Tonight, in the late hours, I find myself searching. Searching for a spark, for something to stoke a waning flame within me. A flame that I fear my heart is losing, a flame that would keep me from growing cold. Not an evil cold, not a loveless cold, but rather a cold that spins the hands of the clock just a little faster with each passing day. A cold that hides from me the feelings of the moment, a greying cold.
I know where this spark hides. It is not lost. It lives in the moments I've been moving too fast to perceive. It's in the cracked and faded old paint chips hanging from the door my great grandfather hung decades ago. It's in the blades of grass, new and old, that I absently yank a hose and sprinkler over. This spark can be found in our cat's meow as I tell it to 'shut the fuck up,' and the look of not caring it gives me as it plods away. There is something I need to be absorbing, filing within myself, from the dozens of identical phone messages my dying grandfather leaves on the answering machine throughout the week.
"Hello, just calling to check in, I'll talk at you later," he always says.
Knowing his worsening mental and physical condition, I realize that I should be more involved with his end-life. The cold in me doesn't hold this notion.
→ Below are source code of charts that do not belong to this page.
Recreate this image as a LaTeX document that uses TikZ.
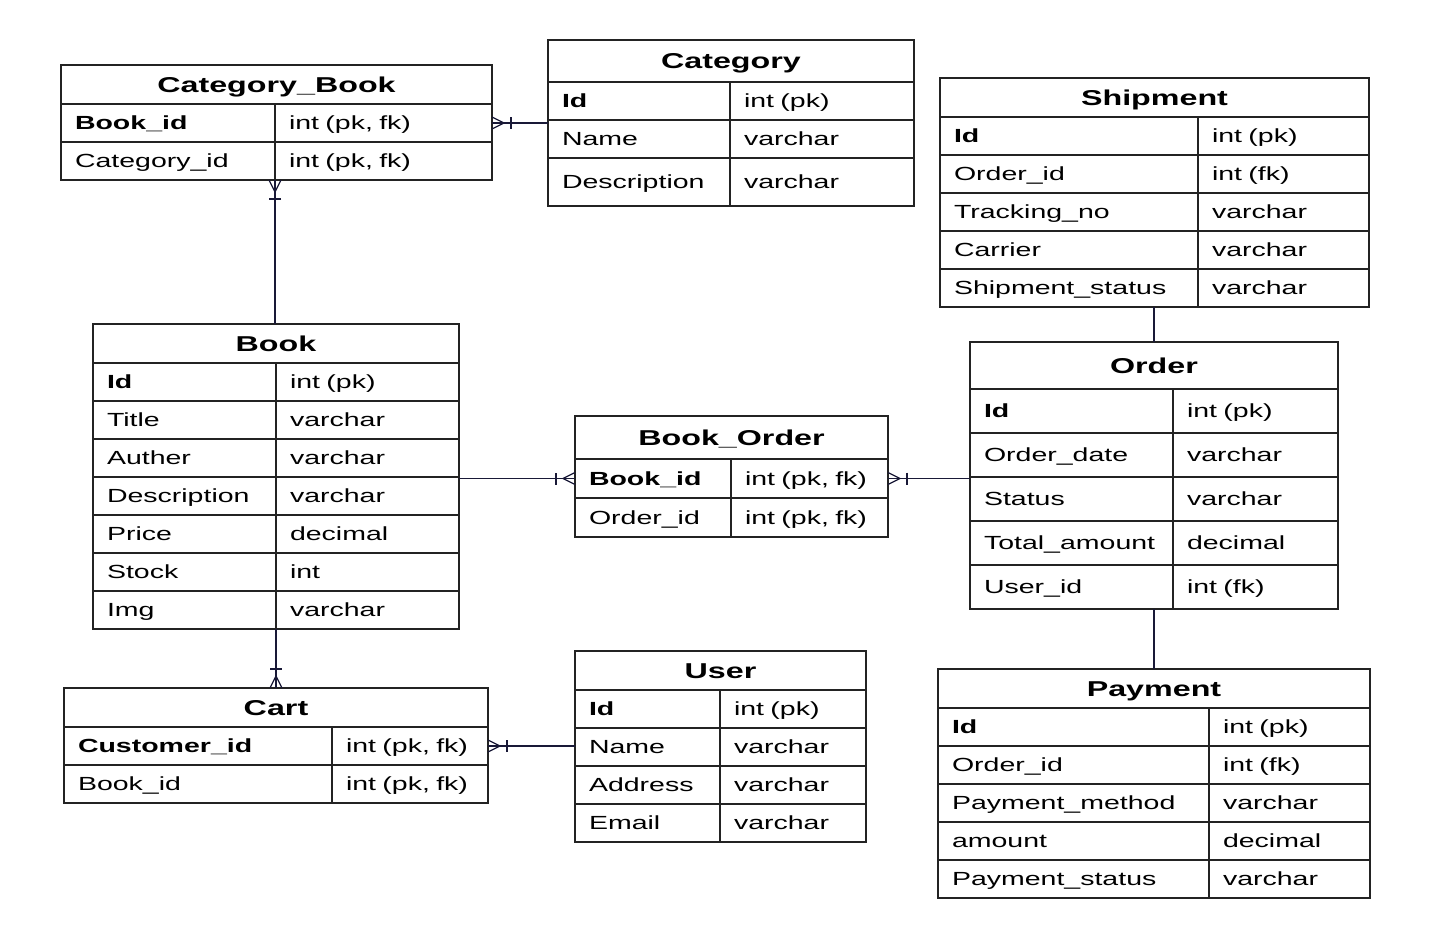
\documentclass[tikz,border=0pt]{standalone}
\usepackage{fontspec}
\setmainfont[FakeStretch=1.5]{Liberation Sans}
\usetikzlibrary{calc}

\definecolor{tabline}{RGB}{35,35,35}
\definecolor{connline}{RGB}{25,25,55}
\newcommand{\erRow}{\fontsize{19}{22}\selectfont}
\newcommand{\erTitle}{\fontsize{21.5}{24}\selectfont\bfseries}

\tikzset{
  tbl/.style={draw=tabline, line width=1.3pt, anchor=north west, inner sep=0pt, outer sep=0pt,
    text height=17pt, text depth=1.6pt, font=\erTitle},
  cell/.style={draw=tabline, line width=1.3pt, anchor=north west, inner xsep=14pt, outer sep=0pt,
    inner ysep=0pt, align=left, text height=15pt, text depth=1.4pt, font=\erRow},
  conn/.style={draw=connline, line width=1.3pt},
  manyone/.pic={
    \draw[conn] (0,-6) -- (12,0) -- (0,6);
    \draw[conn] (19,-6) -- (19,6);
  }
}

\begin{document}
\begin{tikzpicture}[x=1pt,y=-1pt]
    \fill[white] (0,0) rectangle (1430,937);

    % Category_Book
    \node[tbl, minimum width=431, minimum height=39] (catbook) at (61,65) {Category\_Book};
    \foreach \k/\v [count=\i from 0] in {\textbf{Book\_id}/{int (pk, fk)}, Category\_id/{int (pk, fk)}} {
        \node[cell, minimum height=38, text width=186pt] (cb-k\i) at (61,104+38*\i) {\k};
        \node[cell, minimum height=38, text width=189pt] (cb-v\i) at (275,104+38*\i) {\v};
    }

    % Category
    \node[tbl, minimum width=366, minimum height=42] (category) at (548,40) {Category};
    \foreach \k/\v [count=\i from 0] in {\textbf{Id}/int (pk), Name/varchar} {
        \node[cell, minimum height=38, text width=154pt] (cat-k\i) at (548,82+38*\i) {\k};
        \node[cell, minimum height=38, text width=156pt] (cat-v\i) at (730,82+38*\i) {\v};
    }
    \node[cell, minimum height=48, text width=154pt] (cat-k2) at (548,158) {Description};
    \node[cell, minimum height=48, text width=156pt] (cat-v2) at (730,158) {varchar};

    % Shipment
    \node[tbl, minimum width=429, minimum height=39] (shipment) at (940,78) {Shipment};
    \foreach \k/\v [count=\i from 0] in {\textbf{Id}/int (pk), Order\_id/int (fk), Tracking\_no/varchar,
        Carrier/varchar, Shipment\_status/varchar} {
        \node[cell, minimum height=38, text width=230pt] (ship-k\i) at (940,117+38*\i) {\k};
        \node[cell, minimum height=38, text width=143pt] (ship-v\i) at (1198,117+38*\i) {\v};
    }

    % Book
    \node[tbl, minimum width=366, minimum height=39] (book) at (93,324) {Book};
    \foreach \k/\v [count=\i from 0] in {\textbf{Id}/int (pk), Title/varchar, Auther/varchar,
        Description/varchar, Price/decimal, Stock/int, Img/varchar} {
        \node[cell, minimum height=38, text width=155pt] (book-k\i) at (93,363+38*\i) {\k};
        \node[cell, minimum height=38, text width=155pt] (book-v\i) at (276,363+38*\i) {\v};
    }

    % Book_Order
    \node[tbl, minimum width=313, minimum height=43] (bookorder) at (575,416) {Book\_Order};
    \foreach \k/\v [count=\i from 0] in {\textbf{Book\_id}/{int (pk, fk)}, Order\_id/{int (pk, fk)}} {
        \node[cell, minimum height=39, text width=128pt] (bo-k\i) at (575,459+39*\i) {\k};
        \node[cell, minimum height=39, text width=129pt] (bo-v\i) at (731,459+39*\i) {\v};
    }

    % Order
    \node[tbl, minimum width=368, minimum height=47] (order) at (970,342) {Order};
    \foreach \k/\v [count=\i from 0] in {\textbf{Id}/int (pk), Order\_date/varchar, Status/varchar,
        Total\_amount/decimal, User\_id/int (fk)} {
        \node[cell, minimum height=44, text width=175pt] (order-k\i) at (970,389+44*\i) {\k};
        \node[cell, minimum height=44, text width=137pt] (order-v\i) at (1173,389+44*\i) {\v};
    }

    % Cart
    \node[tbl, minimum width=424, minimum height=39] (cart) at (64,688) {Cart};
    \foreach \k/\v [count=\i from 0] in {\textbf{Customer\_id}/{int (pk, fk)}, Book\_id/{int (pk, fk)}} {
        \node[cell, minimum height=38, text width=240pt] (cart-k\i) at (64,727+38*\i) {\k};
        \node[cell, minimum height=38, text width=128pt] (cart-v\i) at (332,727+38*\i) {\v};
    }

    % User
    \node[tbl, minimum width=291, minimum height=39] (user) at (575,651) {User};
    \foreach \k/\v [count=\i from 0] in {\textbf{Id}/int (pk), Name/varchar, Address/varchar, Email/varchar} {
        \node[cell, minimum height=38, text width=117pt] (user-k\i) at (575,690+38*\i) {\k};
        \node[cell, minimum height=38, text width=118pt] (user-v\i) at (720,690+38*\i) {\v};
    }

    % Payment
    \node[tbl, minimum width=432, minimum height=39] (payment) at (938,669) {Payment};
    \foreach \k/\v [count=\i from 0] in {\textbf{Id}/int (pk), Order\_id/int (fk), Payment\_method/varchar,
        amount/decimal, Payment\_status/varchar} {
        \node[cell, minimum height=38, text width=243pt] (pay-k\i) at (938,708+38*\i) {\k};
        \node[cell, minimum height=38, text width=133pt] (pay-v\i) at (1209,708+38*\i) {\v};
    }

    % the relations
    \draw[conn] (cb-v0.east) -- (cb-v0.east -| category.west);
    \pic at (cb-v0.east) {manyone};
    \draw[conn] (cb-k1.south east) -- (cb-k1.south east |- book.north);
    \pic[rotate=-90] at (cb-k1.south east) {manyone};
    \draw[conn] (bo-k0.west -| book.east) -- (bo-k0.west);
    \pic[rotate=180] at (bo-k0.west) {manyone};
    \draw[conn] (bo-v0.east) -- (bo-v0.east -| order.west);
    \pic at (bo-v0.east) {manyone};
    \draw[conn] (cart.north |- book-k6.south) -- (cart.north);
    \pic[rotate=90] at (cart.north) {manyone};
    \draw[conn] (cart-v0.east) -- (cart-v0.east -| user.west);
    \pic at (cart-v0.east) {manyone};
    \draw[conn] (order.north |- ship-v4.south) -- (order.north);
    \draw[conn] (payment.north |- order-v4.south) -- (payment.north);
\end{tikzpicture}
\end{document}
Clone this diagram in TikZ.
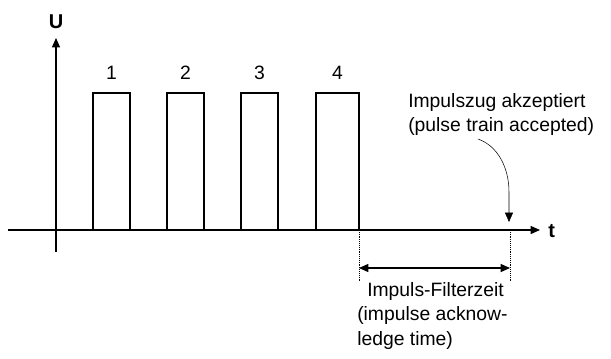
\documentclass[tikz,border=0pt]{standalone}
\usepackage{fontspec}
\setmainfont{Liberation Sans}
\usetikzlibrary{arrows.meta}

\begin{document}
\begin{tikzpicture}[x=0.75pt,y=-0.75pt,
	signal/.style={line width=2.2pt,line join=miter},
	axis/.style={line width=1pt},
	tip/.style={-{Triangle[length=7pt,width=6pt]}},
	txt/.style={font=\fontsize{14.5}{18.5}\selectfont,inner sep=0pt}]

	\useasboundingbox (0,0) rectangle (611,358);

	% axes
	\coordinate (o) at (56,230);
	\coordinate (xl) at (8,230);
	\coordinate (xr) at (540,230);
	\coordinate (yb) at (56,252);
	\coordinate (yt) at (56,38);
	\draw[axis,tip] (xl) -- (xr);
	\draw[axis,tip] (yb) -- (yt);
	\node[txt,font=\fontsize{15}{16}\selectfont\bfseries] (U) at (56,22) {U};
	\node[txt,font=\fontsize{15}{16}\selectfont\bfseries,anchor=west] (t) at (548,231) {t};

	% pulse train
	\draw[signal] (o) foreach \a/\b in {93/130,167/204,241/278,316/359} {
		-- (\a,230) -- (\a,93) -- (\b,93) -- (\b,230) };
	\foreach \n/\a/\b in {1/93/130,2/167/204,3/241/278,4/316/359}
		\node[txt] (p\n) at ({(\a+\b)/2},73) {\n};

	% filter time
	\coordinate (fa) at (359,230);
	\coordinate (fb) at (510,230);
	\draw[line width=2pt,dotted] (fa) -- (fb);
	\draw[densely dotted] (fa) -- ++(0,52) coordinate (fa2);
	\draw[densely dotted] (fb) -- ++(0,52) coordinate (fb2);
	\draw[axis,{Triangle[length=7pt,width=6pt]}-{Triangle[length=7pt,width=6pt]}] (359,268) coordinate (da) -- (510,268) coordinate (db);
	\node[txt,align=left,anchor=north west] (filt) at (357,282)
		{\hspace*{7.5pt}Impuls-Filterzeit\\(impulse acknow-\\ledge time)};

	% accepted
	\node[txt,align=left,anchor=north west] (acc) at (408,93)
		{Impulszug akzeptiert\\(pulse train accepted)};
	\draw[thin,tip] (478,139) .. controls (498,146) and (509,168) .. (509,192) -- (509,222) coordinate (ac);

\end{tikzpicture}
\end{document}
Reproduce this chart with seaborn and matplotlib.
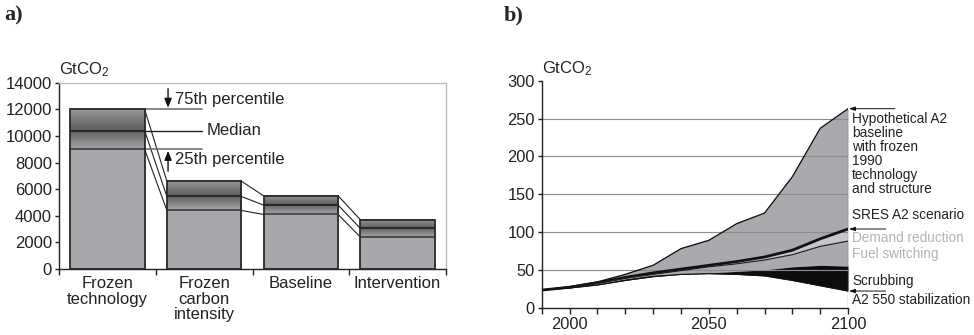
import numpy as np
import matplotlib
matplotlib.use("Agg")
import matplotlib.pyplot as plt
import seaborn as sns
import pandas as pd

# ---------------- data: panel a ----------------
categories = ["Frozen technology", "Frozen carbon intensity", "Baseline", "Intervention"]
cat_labels = ["Frozen\ntechnology", "Frozen\ncarbon\nintensity", "Baseline", "Intervention"]
p75 = [12000, 6600, 5500, 3700]
median = [10400, 5450, 4800, 3050]
p25 = [9000, 4400, 4100, 2400]
a_yticks = [0, 2000, 4000, 6000, 8000, 10000, 12000, 14000]

# ---------------- data: panel b ----------------
years = [1990, 2000, 2010, 2020, 2030, 2040, 2050, 2060, 2070, 2080, 2090, 2100]
frozen_a2 = [23.3, 27.8, 34, 44, 56, 78, 89, 111, 125, 173, 237, 263]
sres_a2 = [23.3, 27, 33, 40, 46, 51, 56, 61, 67, 76, 91, 104]
fuel_line = [23.3, 26.8, 32, 39, 44, 49, 54, 58, 63, 70, 81, 88]
scrub_top = [23.3, 26.5, 31, 38, 43, 45, 46, 48, 50, 54, 56, 55]
stab550 = [23.3, 26, 30, 36, 41, 44, 45, 44, 42, 36, 29, 22]
b_yticks = [0, 50, 100, 150, 200, 250, 300]
b_xlabels = [2000, 2050, 2100]

sns.set_theme(style="white")
plt.rcParams["font.family"] = ["Liberation Sans", "DejaVu Sans"]
plt.rcParams["mathtext.fontset"] = "custom"
plt.rcParams["mathtext.rm"] = "Liberation Sans"
plt.rcParams["mathtext.it"] = "Liberation Sans"

fig = plt.figure(figsize=(9.74, 3.35), dpi=100)
axa = fig.add_axes([0.0606, 0.197, 0.3973, 0.556])
axb = fig.add_axes([0.5562, 0.0815, 0.3145, 0.6776])

BASE = "#a7a8ab"
AFS = 12
BFS = 11.8

# ---------------- panel a ----------------
df_a = pd.DataFrame({"cat": categories, "p75": p75})
sns.barplot(data=df_a, x="cat", y="p75", color=BASE, saturation=1,
            width=0.77, edgecolor="none", linewidth=0, ax=axa, zorder=2)

bars = list(axa.patches)
for i, patch in enumerate(bars):
    x0 = patch.get_x()
    w = patch.get_width()
    hi, md, lo = p75[i], median[i], p25[i]
    ys = np.linspace(hi, lo, 200)
    vals = np.where(ys >= md,
                    0.60 - 0.24 * ((hi - ys) / (hi - md)),
                    0.37 + 0.28 * ((md - ys) / (md - lo)))
    img = np.dstack([vals, vals, vals + 0.01]).reshape(200, 1, 3)
    img = np.clip(img, 0, 1)
    axa.imshow(img, extent=(x0, x0 + w, lo, hi), aspect="auto",
               interpolation="bilinear", zorder=3)
    axa.plot([x0, x0 + w], [md, md], color="#222222", lw=1.3, zorder=4)
    axa.plot([x0, x0 + w], [lo, lo], color="#333333", lw=1.1, zorder=4)
    axa.add_patch(plt.Rectangle((x0, 0), w, hi, fill=False,
                                edgecolor="#2a2a2a", lw=1.3, zorder=5))
    if i < len(bars) - 1:
        nx0 = bars[i + 1].get_x()
        for a, b in [(hi, p75[i + 1]), (md, median[i + 1]), (lo, p25[i + 1])]:
            axa.plot([x0 + w, nx0], [a, b], color="#222222", lw=0.8, zorder=4)

# legend-like percentile labels on first bar
r0 = bars[0].get_x() + bars[0].get_width()
axa.plot([r0, 0.978], [p75[0], p75[0]], color="#666666", lw=1.1, zorder=4, clip_on=False)
axa.plot([r0, 0.978], [median[0], median[0]], color="#222222", lw=1.0, zorder=4, clip_on=False)
axa.plot([r0, 0.978], [p25[0], p25[0]], color="#666666", lw=1.1, zorder=4, clip_on=False)
a_arrow = dict(arrowstyle="-|>,head_width=0.18,head_length=0.45", color="#111111",
               lw=1.0, shrinkA=0, shrinkB=0)
axa.annotate("", xy=(0.627, p75[0] + 120), xytext=(0.627, 13550),
             arrowprops=a_arrow, zorder=6)
axa.annotate("", xy=(0.627, p25[0] - 120), xytext=(0.627, 7350),
             arrowprops=a_arrow, zorder=6)
axa.text(0.70, 12770, "75th percentile", fontsize=AFS, va="center", ha="left", color="#222222")
axa.text(1.03, median[0], "Median", fontsize=AFS, va="center", ha="left", color="#222222")
axa.text(0.70, 8265, "25th percentile", fontsize=AFS, va="center", ha="left", color="#222222")

axa.set_xlim(-0.5, 3.5)
axa.set_ylim(0, 14000)
axa.set_yticks(a_yticks)
axa.set_yticklabels([str(v) for v in a_yticks], fontsize=AFS, color="#222222")
axa.set_xticks(range(len(categories)))
axa.set_xticklabels(cat_labels, fontsize=AFS, color="#222222", linespacing=1.05, va="top")
axa.set_xticks([-0.5, 0.5, 1.5, 2.5, 3.5], minor=True)
axa.tick_params(axis="x", which="major", length=0, pad=5)
axa.tick_params(axis="x", which="minor", length=4, width=1, color="#222222", direction="out", bottom=True)
axa.tick_params(axis="y", length=3, width=1, color="#222222", direction="out", left=True, pad=2)
axa.set_xlabel("")
axa.set_ylabel("")
for s in ["left", "bottom"]:
    axa.spines[s].set_color("#222222")
    axa.spines[s].set_linewidth(1.0)
for s in ["top", "right"]:
    axa.spines[s].set_color("#bbbbbb")
    axa.spines[s].set_linewidth(1.0)
axa.text(0.0, 1.02, "GtCO$_2$", transform=axa.transAxes, fontsize=AFS,
         ha="left", va="bottom", color="#222222")

# ---------------- panel b ----------------
GRAY = "#a9aaad"
LIGHT = "#c6c7c9"
axb.fill_between(years, sres_a2, frozen_a2, color=GRAY, lw=0, zorder=1)
axb.fill_between(years, fuel_line, sres_a2, color=LIGHT, lw=0, zorder=1)
axb.fill_between(years, scrub_top, fuel_line, color=GRAY, lw=0, zorder=1)
axb.fill_between(years, stab550, scrub_top, color="#0d0d0d", lw=0, zorder=1)

for v in b_yticks[1:-1]:
    axb.axhline(v, color="#8c8c8c", lw=0.8, zorder=2)

df_b = pd.DataFrame({"year": years, "frozen": frozen_a2, "a2": sres_a2,
                     "fuel": fuel_line, "stab": stab550})
sns.lineplot(data=df_b, x="year", y="frozen", color="#111111", lw=1.0, ax=axb, zorder=3)
sns.lineplot(data=df_b, x="year", y="a2", color="#111111", lw=2.0, ax=axb, zorder=3)
sns.lineplot(data=df_b, x="year", y="fuel", color="#222222", lw=0.9, ax=axb, zorder=3)
sns.lineplot(data=df_b, x="year", y="stab", color="#111111", lw=0.8, ax=axb, zorder=3)
axb.plot([years[-1], years[-1]], [0, frozen_a2[-1]], color="#666666", lw=0.9, zorder=3)

axb.set_xlim(1990, 2100)
axb.set_ylim(0, 300)
axb.set_yticks(b_yticks)
axb.set_yticklabels([str(v) for v in b_yticks], fontsize=BFS, color="#222222")
axb.set_xticks(b_xlabels)
axb.set_xticklabels([str(v) for v in b_xlabels], fontsize=BFS, color="#222222")
axb.set_xticks(list(range(1990, 2101, 10)), minor=True)
axb.tick_params(axis="x", which="both", length=4, width=1, color="#222222",
                direction="out", bottom=True, pad=3)
axb.tick_params(axis="y", length=3, width=1, color="#222222", direction="out", left=True, pad=2)
axb.set_xlabel("")
axb.set_ylabel("")
sns.despine(ax=axb)
for s in ["left", "bottom"]:
    axb.spines[s].set_color("#222222")
    axb.spines[s].set_linewidth(1.0)
axb.text(0.0, 1.01, "GtCO$_2$", transform=axb.transAxes, fontsize=AFS,
         ha="left", va="bottom", color="#222222")

LBLFS = 9.8
arrow_kw = dict(arrowstyle="-|>,head_width=0.1,head_length=0.3", color="#111111",
                lw=0.7, shrinkA=0, shrinkB=0)
axb.annotate("", xy=(2100.3, frozen_a2[-1]), xytext=(2116.8, frozen_a2[-1]),
             arrowprops=arrow_kw, annotation_clip=False)
axb.annotate("", xy=(2100.3, sres_a2[-1]), xytext=(2113.5, sres_a2[-1]),
             arrowprops=arrow_kw, annotation_clip=False)
axb.annotate("", xy=(2100.3, stab550[-1]), xytext=(2113.5, stab550[-1]),
             arrowprops=arrow_kw, annotation_clip=False)
axb.text(2101.4, 258, "Hypothetical A2\nbaseline\nwith frozen\n1990\ntechnology\nand structure",
         fontsize=LBLFS, va="top", ha="left", linespacing=1.0, color="#222222")
axb.text(2101.4, 122.5, "SRES A2 scenario", fontsize=LBLFS, va="center", ha="left", color="#222222")
axb.text(2101.4, 92, "Demand reduction", fontsize=LBLFS, va="center", ha="left", color="#b4b4b4")
axb.text(2101.4, 71, "Fuel switching", fontsize=LBLFS, va="center", ha="left", color="#b4b4b4")
axb.text(2101.4, 35, "Scrubbing", fontsize=LBLFS, va="center", ha="left", color="#222222")
axb.text(2101.4, 10, "A2 550 stabilization", fontsize=LBLFS, va="center", ha="left", color="#222222")

# panel letters
fig.text(0.004, 0.953, "a)", fontsize=16, fontweight="bold",
         family=["Liberation Serif", "DejaVu Serif"], va="center", ha="left")
fig.text(0.517, 0.953, "b)", fontsize=16, fontweight="bold",
         family=["Liberation Serif", "DejaVu Serif"], va="center", ha="left")

fig.savefig("out.png", dpi=100)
It is over end-life, been there done that. People, even family members (especially family members), will die. It sucks while it is happening but then it ends and things go back to an emptier normal. At least until the next time...
This is the cold talking. The cold that will make me upset at stacks of envelopes or a cluttered sink. Stupid things that threaten to invade my sense of daily import.
I am not this cold person, I never have been nor do I intend to be.
That is why I must find and add fuel to the spark. Why I must slow down.
Look more people in the eye, try to end phone conversations less quickly, take more pictures, look at more pictures, read a god-damn book, shake up the routine, start being where I am, not where I'm going, listen to whole albums and not the same song over and over, read the classifieds, read the obituaries, get more out of my exercise routine than droning out 30 pushups 30 pull-ups and 30 abdominal crunches, stop rounding everything to 30, mail a postcard to my grandmother, paint that old door, or maybe, just maybe, I need to get down on my hands and knees and just start meowing back at the cat.